***** DATA SUPPLIED

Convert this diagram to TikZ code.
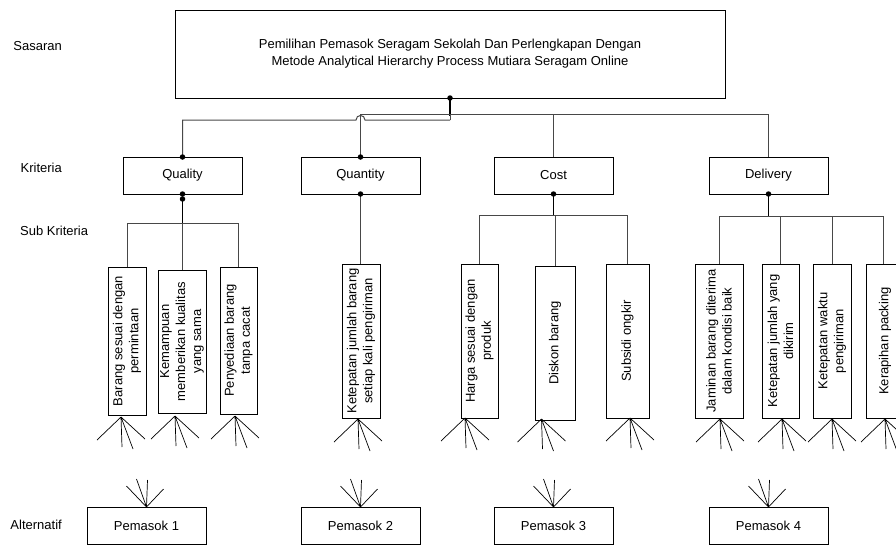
\documentclass[tikz,border=0pt]{standalone}
\usepackage{fontspec}
\setmainfont{Liberation Sans}
\definecolor{conncol}{RGB}{72,72,72}
\newcommand{\mysub}[6]{%
  \node[box, minimum width={#4-#2}, minimum height={#5-#3}] (#1) at ({(#2+#4)/2},{(#3+#5)/2}) {};
  \node[stext] (#1t) at (#1.center) {#6};}
\newcommand{\myfandown}[1]{%
  \draw[fan] (#1) -- ++(-24,23) (#1) -- ++(1,30) (#1) -- ++(12,32) (#1) -- ++(24,22);}
\newcommand{\myfanup}[1]{%
  \draw[fan] (#1) -- ++(-20,-21) (#1) -- ++(-10,-28) (#1) -- ++(1,-27) (#1) -- ++(17,-18);}
\begin{document}
\begin{tikzpicture}[x=1pt,y=-1pt,
  font=\fontsize{13}{17}\selectfont,
  box/.style={draw=black, line width=0.9pt, inner sep=0pt, outer sep=0pt},
  stext/.style={rotate=90, align=center, inner sep=0pt, font=\fontsize{13}{16}\selectfont},
  conn/.style={draw=conncol, line width=1pt},
  thk/.style={draw=black, line width=1.6pt},
  fan/.style={draw=black, line width=0.7pt},
  dot/.style={circle, fill=black, inner sep=0pt, minimum size=5.5pt},
  lbl/.style={inner sep=0pt}]
\useasboundingbox (0,0) rectangle (896,546);

% level labels
\node[lbl, anchor=east] (lsas) at (62,46) {Sasaran};
\node[lbl, anchor=east] (lkri) at (62,168) {Kriteria};
\node[lbl, anchor=west] (lsub) at (20,231) {Sub Kriteria};
\node[lbl, anchor=east] (lalt) at (62,525) {Alternatif};

% goal
\node[box, minimum width=550, minimum height=88, align=center] (goal) at (450,54)
  {Pemilihan Pemasok Seragam Sekolah Dan Perlengkapan Dengan\\Metode Analytical Hierarchy Process Mutiara Seragam Online};

% criteria
\node[box, minimum width=119, minimum height=37] (quality)  at (182.5,175.5) {Quality};
\node[box, minimum width=119, minimum height=37] (quantity) at (360.5,175.5) {Quantity};
\node[box, minimum width=119, minimum height=37] (cost)     at (553.5,175.5) {Cost};
\node[box, minimum width=119, minimum height=37] (delivery) at (768.5,175.5) {Delivery};

% goal -> criteria
\coordinate (j1) at (450,120);
\coordinate (j2) at (450,114);
\draw[thk] (goal.south) -- ([yshift=-2pt]j2);
\draw[conn] (j1) -- ([xshift=4.5pt]quantity.north |- j1)
  .. controls ([xshift=4.5pt,yshift=6pt]quantity.north |- j1) and ([xshift=-4.5pt,yshift=6pt]quantity.north |- j1)
  .. ([xshift=-4.5pt]quantity.north |- j1) -- (quality.north |- j1) -- (quality.north);
\draw[conn] (quantity.north |- j2) -- (delivery.north |- j2) -- (delivery.north);
\draw[conn] (quantity.north |- j2) -- (quantity.north);
\draw[conn] (cost.north |- j2) -- (cost.north);
\draw[conn] (j2) -- (j1);
\node[dot] (dgoal) at (goal.south) {};
\node[dot] (dqn) at (quality.north) {};
\node[dot] (dqtn) at (quantity.north) {};

% sub criteria boxes
\mysub{q1}{108}{267}{146}{415}{Barang sesuai dengan\\permintaan}
\mysub{q2}{158}{270}{206}{413}{Kemampuan\\memberikan kualitas\\yang sama}
\mysub{q3}{220}{267}{257}{414}{Penyediaan barang\\tanpa cacat}
\mysub{t1}{342}{264}{380}{418}{Ketepatan jumlah barang\\setiap kali pengiriman}
\mysub{c1}{461}{264}{498}{418}{Harga sesuai dengan\\produk}
\mysub{c2}{535}{266}{575}{420}{Diskon barang}
\mysub{c3}{606}{264}{649}{418}{Subsidi ongkir}
\mysub{e1}{695}{264}{743}{418}{Jaminan barang diterima\\dalam kondisi baik}
\mysub{e2}{762}{264}{799}{418}{Ketepatan jumlah yang\\dikirim}
\mysub{e3}{813}{264}{851}{418}{Ketepatan waktu\\pengiriman}
\mysub{e4}{866}{264}{904}{418}{Kerapihan packing}

% quality -> subs
\coordinate (qb) at (182.5,223);
\draw[thk] ([yshift=-5pt]quality.south) -- (qb);
\draw[conn] (q1.north |- qb) -- (q3.north |- qb);
\draw[conn] (q1.north |- qb) -- (q1.north);
\draw[conn] (q2.north |- qb) -- (q2.north);
\draw[conn] (q3.north |- qb) -- (q3.north);
\node[dot] (dqs1) at (quality.south) {};
\node[dot] (dqs2) at ([yshift=-5pt]quality.south) {};

% quantity -> sub
\draw[conn] (quantity.south) -- (t1.north -| quantity.south);
\node[dot] (dqts) at (quantity.south) {};

% cost -> subs
\coordinate (cb) at (553.5,215);
\draw[thk] (cost.south) -- (cb);
\draw[conn] (c1.north |- cb) -- (c3.north |- cb);
\draw[conn] (c1.north |- cb) -- (c1.north);
\draw[conn] (c2.north |- cb) -- (c2.north);
\draw[conn] (c3.north |- cb) -- (c3.north);
\node[dot] (dcs) at (cost.south) {};

% delivery -> subs
\coordinate (eb) at (768.5,216);
\draw[thk] (delivery.south) -- (eb);
\draw[conn] (e1.north |- eb) -- ([xshift=-2pt]e4.north |- eb);
\draw[conn] (e1.north |- eb) -- (e1.north);
\draw[conn] (e2.north |- eb) -- (e2.north);
\draw[conn] (e3.north |- eb) -- (e3.north);
\draw[conn] ([xshift=-2pt]e4.north |- eb) -- ([xshift=-2pt]e4.north);
\node[dot] (dds) at (delivery.south) {};

% fans below sub criteria
\coordinate (fq1) at ([xshift=-6pt,yshift=-2pt]q1.south);
\coordinate (fq2) at ([xshift=-7pt,yshift=-3pt]q2.south);
\coordinate (fq3) at ([xshift=-3.5pt,yshift=-2pt]q3.south);
\coordinate (ft1) at ([xshift=-3pt,yshift=-1pt]t1.south);
\coordinate (fc1) at ([xshift=-14.5pt]c1.south);
\coordinate (fc2) at ([xshift=-13.5pt,yshift=1pt]c2.south);
\coordinate (fc3) at ([xshift=2.5pt]c3.south);
\coordinate (fe1) at ([xshift=1pt,yshift=-1pt]e1.south);
\coordinate (fe2) at ([xshift=1.5pt,yshift=-1pt]e2.south);
\coordinate (fe3) at ([yshift=-1pt]e3.south);
\coordinate (fe4) at ([xshift=0pt,yshift=-1pt]e4.south);
\foreach \f in {fq1,fq2,fq3,ft1,fc1,fc2,fc3,fe1,fe2,fe3,fe4}{\myfandown{\f}}

% alternatives
\node[box, minimum width=119, minimum height=37] (p1) at (146.5,525.5) {Pemasok 1};
\node[box, minimum width=119, minimum height=37] (p2) at (360.5,525.5) {Pemasok 2};
\node[box, minimum width=119, minimum height=37] (p3) at (553.5,525.5) {Pemasok 3};
\node[box, minimum width=119, minimum height=37] (p4) at (768.5,525.5) {Pemasok 4};
\foreach \p in {p1,p2,p3,p4}{\myfanup{\p.north}}
\end{tikzpicture}
\end{document}
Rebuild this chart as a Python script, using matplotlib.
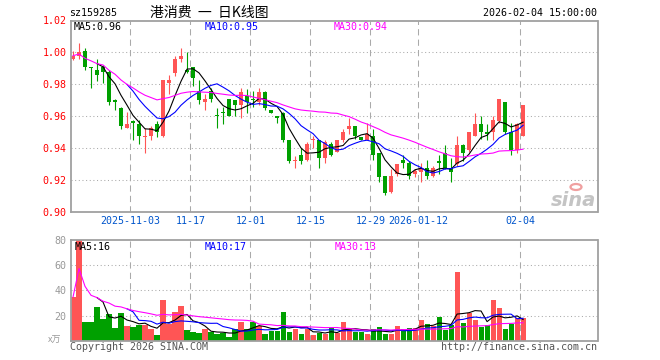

**********

▶ **WHAT YOU NEED TO DO**:
Repeat all of the entries word for word, but omit the pictures.

▶ **EXPECTED ANSWER**:
Convert this diagram to TikZ code.
\documentclass[tikz,border=0pt]{standalone}
\usepackage{fontspec}
\setmainfont{Liberation Sans}
\definecolor{conncol}{RGB}{72,72,72}
\newcommand{\mysub}[6]{%
  \node[box, minimum width={#4-#2}, minimum height={#5-#3}] (#1) at ({(#2+#4)/2},{(#3+#5)/2}) {};
  \node[stext] (#1t) at (#1.center) {#6};}
\newcommand{\myfandown}[1]{%
  \draw[fan] (#1) -- ++(-24,23) (#1) -- ++(1,30) (#1) -- ++(12,32) (#1) -- ++(24,22);}
\newcommand{\myfanup}[1]{%
  \draw[fan] (#1) -- ++(-20,-21) (#1) -- ++(-10,-28) (#1) -- ++(1,-27) (#1) -- ++(17,-18);}
\begin{document}
\begin{tikzpicture}[x=1pt,y=-1pt,
  font=\fontsize{13}{17}\selectfont,
  box/.style={draw=black, line width=0.9pt, inner sep=0pt, outer sep=0pt},
  stext/.style={rotate=90, align=center, inner sep=0pt, font=\fontsize{13}{16}\selectfont},
  conn/.style={draw=conncol, line width=1pt},
  thk/.style={draw=black, line width=1.6pt},
  fan/.style={draw=black, line width=0.7pt},
  dot/.style={circle, fill=black, inner sep=0pt, minimum size=5.5pt},
  lbl/.style={inner sep=0pt}]
\useasboundingbox (0,0) rectangle (896,546);

% level labels
\node[lbl, anchor=east] (lsas) at (62,46) {Sasaran};
\node[lbl, anchor=east] (lkri) at (62,168) {Kriteria};
\node[lbl, anchor=west] (lsub) at (20,231) {Sub Kriteria};
\node[lbl, anchor=east] (lalt) at (62,525) {Alternatif};

% goal
\node[box, minimum width=550, minimum height=88, align=center] (goal) at (450,54)
  {Pemilihan Pemasok Seragam Sekolah Dan Perlengkapan Dengan\\Metode Analytical Hierarchy Process Mutiara Seragam Online};

% criteria
\node[box, minimum width=119, minimum height=37] (quality)  at (182.5,175.5) {Quality};
\node[box, minimum width=119, minimum height=37] (quantity) at (360.5,175.5) {Quantity};
\node[box, minimum width=119, minimum height=37] (cost)     at (553.5,175.5) {Cost};
\node[box, minimum width=119, minimum height=37] (delivery) at (768.5,175.5) {Delivery};

% goal -> criteria
\coordinate (j1) at (450,120);
\coordinate (j2) at (450,114);
\draw[thk] (goal.south) -- ([yshift=-2pt]j2);
\draw[conn] (j1) -- ([xshift=4.5pt]quantity.north |- j1)
  .. controls ([xshift=4.5pt,yshift=6pt]quantity.north |- j1) and ([xshift=-4.5pt,yshift=6pt]quantity.north |- j1)
  .. ([xshift=-4.5pt]quantity.north |- j1) -- (quality.north |- j1) -- (quality.north);
\draw[conn] (quantity.north |- j2) -- (delivery.north |- j2) -- (delivery.north);
\draw[conn] (quantity.north |- j2) -- (quantity.north);
\draw[conn] (cost.north |- j2) -- (cost.north);
\draw[conn] (j2) -- (j1);
\node[dot] (dgoal) at (goal.south) {};
\node[dot] (dqn) at (quality.north) {};
\node[dot] (dqtn) at (quantity.north) {};

% sub criteria boxes
\mysub{q1}{108}{267}{146}{415}{Barang sesuai dengan\\permintaan}
\mysub{q2}{158}{270}{206}{413}{Kemampuan\\memberikan kualitas\\yang sama}
\mysub{q3}{220}{267}{257}{414}{Penyediaan barang\\tanpa cacat}
\mysub{t1}{342}{264}{380}{418}{Ketepatan jumlah barang\\setiap kali pengiriman}
\mysub{c1}{461}{264}{498}{418}{Harga sesuai dengan\\produk}
\mysub{c2}{535}{266}{575}{420}{Diskon barang}
\mysub{c3}{606}{264}{649}{418}{Subsidi ongkir}
\mysub{e1}{695}{264}{743}{418}{Jaminan barang diterima\\dalam kondisi baik}
\mysub{e2}{762}{264}{799}{418}{Ketepatan jumlah yang\\dikirim}
\mysub{e3}{813}{264}{851}{418}{Ketepatan waktu\\pengiriman}
\mysub{e4}{866}{264}{904}{418}{Kerapihan packing}

% quality -> subs
\coordinate (qb) at (182.5,223);
\draw[thk] ([yshift=-5pt]quality.south) -- (qb);
\draw[conn] (q1.north |- qb) -- (q3.north |- qb);
\draw[conn] (q1.north |- qb) -- (q1.north);
\draw[conn] (q2.north |- qb) -- (q2.north);
\draw[conn] (q3.north |- qb) -- (q3.north);
\node[dot] (dqs1) at (quality.south) {};
\node[dot] (dqs2) at ([yshift=-5pt]quality.south) {};

% quantity -> sub
\draw[conn] (quantity.south) -- (t1.north -| quantity.south);
\node[dot] (dqts) at (quantity.south) {};

% cost -> subs
\coordinate (cb) at (553.5,215);
\draw[thk] (cost.south) -- (cb);
\draw[conn] (c1.north |- cb) -- (c3.north |- cb);
\draw[conn] (c1.north |- cb) -- (c1.north);
\draw[conn] (c2.north |- cb) -- (c2.north);
\draw[conn] (c3.north |- cb) -- (c3.north);
\node[dot] (dcs) at (cost.south) {};

% delivery -> subs
\coordinate (eb) at (768.5,216);
\draw[thk] (delivery.south) -- (eb);
\draw[conn] (e1.north |- eb) -- ([xshift=-2pt]e4.north |- eb);
\draw[conn] (e1.north |- eb) -- (e1.north);
\draw[conn] (e2.north |- eb) -- (e2.north);
\draw[conn] (e3.north |- eb) -- (e3.north);
\draw[conn] ([xshift=-2pt]e4.north |- eb) -- ([xshift=-2pt]e4.north);
\node[dot] (dds) at (delivery.south) {};

% fans below sub criteria
\coordinate (fq1) at ([xshift=-6pt,yshift=-2pt]q1.south);
\coordinate (fq2) at ([xshift=-7pt,yshift=-3pt]q2.south);
\coordinate (fq3) at ([xshift=-3.5pt,yshift=-2pt]q3.south);
\coordinate (ft1) at ([xshift=-3pt,yshift=-1pt]t1.south);
\coordinate (fc1) at ([xshift=-14.5pt]c1.south);
\coordinate (fc2) at ([xshift=-13.5pt,yshift=1pt]c2.south);
\coordinate (fc3) at ([xshift=2.5pt]c3.south);
\coordinate (fe1) at ([xshift=1pt,yshift=-1pt]e1.south);
\coordinate (fe2) at ([xshift=1.5pt,yshift=-1pt]e2.south);
\coordinate (fe3) at ([yshift=-1pt]e3.south);
\coordinate (fe4) at ([xshift=0pt,yshift=-1pt]e4.south);
\foreach \f in {fq1,fq2,fq3,ft1,fc1,fc2,fc3,fe1,fe2,fe3,fe4}{\myfandown{\f}}

% alternatives
\node[box, minimum width=119, minimum height=37] (p1) at (146.5,525.5) {Pemasok 1};
\node[box, minimum width=119, minimum height=37] (p2) at (360.5,525.5) {Pemasok 2};
\node[box, minimum width=119, minimum height=37] (p3) at (553.5,525.5) {Pemasok 3};
\node[box, minimum width=119, minimum height=37] (p4) at (768.5,525.5) {Pemasok 4};
\foreach \p in {p1,p2,p3,p4}{\myfanup{\p.north}}
\end{tikzpicture}
\end{document}
Rebuild this chart as a Python script, using matplotlib.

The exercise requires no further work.